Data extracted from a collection
────────────────────────────────────────

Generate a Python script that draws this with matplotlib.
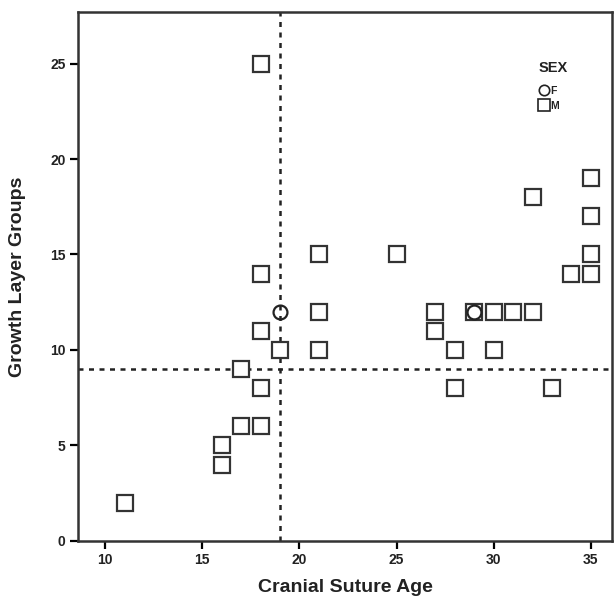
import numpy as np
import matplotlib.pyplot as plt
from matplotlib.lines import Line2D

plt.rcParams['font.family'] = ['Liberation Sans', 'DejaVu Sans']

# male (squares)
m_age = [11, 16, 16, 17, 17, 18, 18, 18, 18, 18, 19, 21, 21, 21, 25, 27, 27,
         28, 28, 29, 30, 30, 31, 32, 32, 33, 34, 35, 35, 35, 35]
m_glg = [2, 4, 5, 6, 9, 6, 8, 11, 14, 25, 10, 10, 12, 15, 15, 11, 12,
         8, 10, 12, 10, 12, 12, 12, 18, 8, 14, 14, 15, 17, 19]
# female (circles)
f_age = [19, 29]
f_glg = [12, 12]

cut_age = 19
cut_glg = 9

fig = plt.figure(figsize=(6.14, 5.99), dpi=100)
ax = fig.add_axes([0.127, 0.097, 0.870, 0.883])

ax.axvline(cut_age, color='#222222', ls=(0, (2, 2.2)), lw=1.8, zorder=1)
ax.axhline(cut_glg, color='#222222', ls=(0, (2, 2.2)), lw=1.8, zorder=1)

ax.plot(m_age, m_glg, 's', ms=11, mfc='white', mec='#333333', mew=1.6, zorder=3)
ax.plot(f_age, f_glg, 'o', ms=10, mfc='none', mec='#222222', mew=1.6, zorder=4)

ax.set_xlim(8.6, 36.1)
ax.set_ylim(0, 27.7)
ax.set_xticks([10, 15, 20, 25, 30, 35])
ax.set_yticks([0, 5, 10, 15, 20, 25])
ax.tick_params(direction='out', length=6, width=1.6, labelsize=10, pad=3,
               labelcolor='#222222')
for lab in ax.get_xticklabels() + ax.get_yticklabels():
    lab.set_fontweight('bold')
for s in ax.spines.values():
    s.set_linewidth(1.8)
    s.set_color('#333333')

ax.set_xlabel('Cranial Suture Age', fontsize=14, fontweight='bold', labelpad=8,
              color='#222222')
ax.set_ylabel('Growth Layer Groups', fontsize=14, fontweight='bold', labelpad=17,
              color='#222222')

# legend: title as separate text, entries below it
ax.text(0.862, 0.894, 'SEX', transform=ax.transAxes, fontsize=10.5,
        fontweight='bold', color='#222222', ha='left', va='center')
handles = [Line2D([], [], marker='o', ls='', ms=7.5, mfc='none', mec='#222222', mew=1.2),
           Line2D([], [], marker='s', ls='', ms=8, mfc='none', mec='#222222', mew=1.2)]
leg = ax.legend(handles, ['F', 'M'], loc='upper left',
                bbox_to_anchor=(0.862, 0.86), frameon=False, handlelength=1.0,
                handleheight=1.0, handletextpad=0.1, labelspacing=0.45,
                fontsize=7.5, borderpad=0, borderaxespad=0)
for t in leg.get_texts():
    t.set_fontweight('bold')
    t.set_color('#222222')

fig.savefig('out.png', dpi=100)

────────────────────────────────────────

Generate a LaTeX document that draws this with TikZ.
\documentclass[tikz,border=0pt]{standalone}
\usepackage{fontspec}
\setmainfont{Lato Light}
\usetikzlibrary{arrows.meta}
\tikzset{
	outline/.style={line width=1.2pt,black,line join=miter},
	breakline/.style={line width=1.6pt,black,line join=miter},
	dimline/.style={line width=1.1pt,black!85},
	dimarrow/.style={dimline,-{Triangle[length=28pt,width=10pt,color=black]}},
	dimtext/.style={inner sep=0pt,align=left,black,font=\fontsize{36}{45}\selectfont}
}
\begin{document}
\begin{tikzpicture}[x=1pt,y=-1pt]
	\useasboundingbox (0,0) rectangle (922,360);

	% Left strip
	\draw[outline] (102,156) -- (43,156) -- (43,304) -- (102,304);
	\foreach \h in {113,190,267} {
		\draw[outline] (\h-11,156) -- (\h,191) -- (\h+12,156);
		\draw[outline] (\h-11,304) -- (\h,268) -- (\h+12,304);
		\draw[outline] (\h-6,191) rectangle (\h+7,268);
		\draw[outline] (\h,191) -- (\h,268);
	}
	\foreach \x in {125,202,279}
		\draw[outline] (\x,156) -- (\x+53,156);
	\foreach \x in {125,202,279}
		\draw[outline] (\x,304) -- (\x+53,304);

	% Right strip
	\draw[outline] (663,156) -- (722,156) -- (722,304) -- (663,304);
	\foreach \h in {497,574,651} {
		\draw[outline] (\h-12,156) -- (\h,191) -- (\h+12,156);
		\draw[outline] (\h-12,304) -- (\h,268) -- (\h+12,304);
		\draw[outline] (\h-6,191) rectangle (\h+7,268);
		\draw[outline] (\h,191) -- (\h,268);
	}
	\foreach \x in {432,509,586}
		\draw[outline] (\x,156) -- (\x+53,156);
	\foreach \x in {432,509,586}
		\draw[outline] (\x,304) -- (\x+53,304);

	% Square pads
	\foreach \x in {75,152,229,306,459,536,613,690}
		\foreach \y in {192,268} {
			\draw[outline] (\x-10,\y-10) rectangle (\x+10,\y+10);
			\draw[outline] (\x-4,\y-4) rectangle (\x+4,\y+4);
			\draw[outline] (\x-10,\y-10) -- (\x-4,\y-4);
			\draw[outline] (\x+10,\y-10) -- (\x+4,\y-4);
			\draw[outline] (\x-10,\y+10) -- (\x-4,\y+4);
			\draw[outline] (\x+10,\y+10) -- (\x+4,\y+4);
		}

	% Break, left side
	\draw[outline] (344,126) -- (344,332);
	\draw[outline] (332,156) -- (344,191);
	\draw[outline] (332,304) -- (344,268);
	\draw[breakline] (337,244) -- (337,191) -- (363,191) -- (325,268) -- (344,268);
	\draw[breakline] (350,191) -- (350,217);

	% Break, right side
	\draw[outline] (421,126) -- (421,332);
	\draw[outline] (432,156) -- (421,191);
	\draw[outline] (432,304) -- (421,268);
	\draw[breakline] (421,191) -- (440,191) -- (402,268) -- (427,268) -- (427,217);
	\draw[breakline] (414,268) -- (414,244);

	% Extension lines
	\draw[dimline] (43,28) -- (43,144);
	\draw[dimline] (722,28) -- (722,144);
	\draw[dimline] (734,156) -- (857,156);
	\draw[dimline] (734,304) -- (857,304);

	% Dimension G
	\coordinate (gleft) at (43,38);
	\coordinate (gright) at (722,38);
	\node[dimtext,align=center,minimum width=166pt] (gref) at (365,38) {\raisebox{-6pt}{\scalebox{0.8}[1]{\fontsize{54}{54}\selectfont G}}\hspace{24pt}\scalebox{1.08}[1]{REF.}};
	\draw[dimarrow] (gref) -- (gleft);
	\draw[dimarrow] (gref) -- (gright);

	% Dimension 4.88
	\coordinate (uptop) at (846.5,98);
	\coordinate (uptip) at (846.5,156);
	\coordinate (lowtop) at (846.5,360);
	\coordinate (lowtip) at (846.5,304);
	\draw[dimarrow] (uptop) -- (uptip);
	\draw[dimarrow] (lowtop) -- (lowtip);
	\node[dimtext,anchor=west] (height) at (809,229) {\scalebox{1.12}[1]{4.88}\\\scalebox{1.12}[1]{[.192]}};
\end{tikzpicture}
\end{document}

────────────────────────────────────────

Description of the task:
Output nothing except the lines from the one containing "Generate a Python" through the one containing "s.set_color('#333333')", both kept, with the pictures removed.

Answer to this problem:
Generate a Python script that draws this with matplotlib.
import numpy as np
import matplotlib.pyplot as plt
from matplotlib.lines import Line2D

plt.rcParams['font.family'] = ['Liberation Sans', 'DejaVu Sans']

# male (squares)
m_age = [11, 16, 16, 17, 17, 18, 18, 18, 18, 18, 19, 21, 21, 21, 25, 27, 27,
         28, 28, 29, 30, 30, 31, 32, 32, 33, 34, 35, 35, 35, 35]
m_glg = [2, 4, 5, 6, 9, 6, 8, 11, 14, 25, 10, 10, 12, 15, 15, 11, 12,
         8, 10, 12, 10, 12, 12, 12, 18, 8, 14, 14, 15, 17, 19]
# female (circles)
f_age = [19, 29]
f_glg = [12, 12]

cut_age = 19
cut_glg = 9

fig = plt.figure(figsize=(6.14, 5.99), dpi=100)
ax = fig.add_axes([0.127, 0.097, 0.870, 0.883])

ax.axvline(cut_age, color='#222222', ls=(0, (2, 2.2)), lw=1.8, zorder=1)
ax.axhline(cut_glg, color='#222222', ls=(0, (2, 2.2)), lw=1.8, zorder=1)

ax.plot(m_age, m_glg, 's', ms=11, mfc='white', mec='#333333', mew=1.6, zorder=3)
ax.plot(f_age, f_glg, 'o', ms=10, mfc='none', mec='#222222', mew=1.6, zorder=4)

ax.set_xlim(8.6, 36.1)
ax.set_ylim(0, 27.7)
ax.set_xticks([10, 15, 20, 25, 30, 35])
ax.set_yticks([0, 5, 10, 15, 20, 25])
ax.tick_params(direction='out', length=6, width=1.6, labelsize=10, pad=3,
               labelcolor='#222222')
for lab in ax.get_xticklabels() + ax.get_yticklabels():
    lab.set_fontweight('bold')
for s in ax.spines.values():
    s.set_linewidth(1.8)
    s.set_color('#333333')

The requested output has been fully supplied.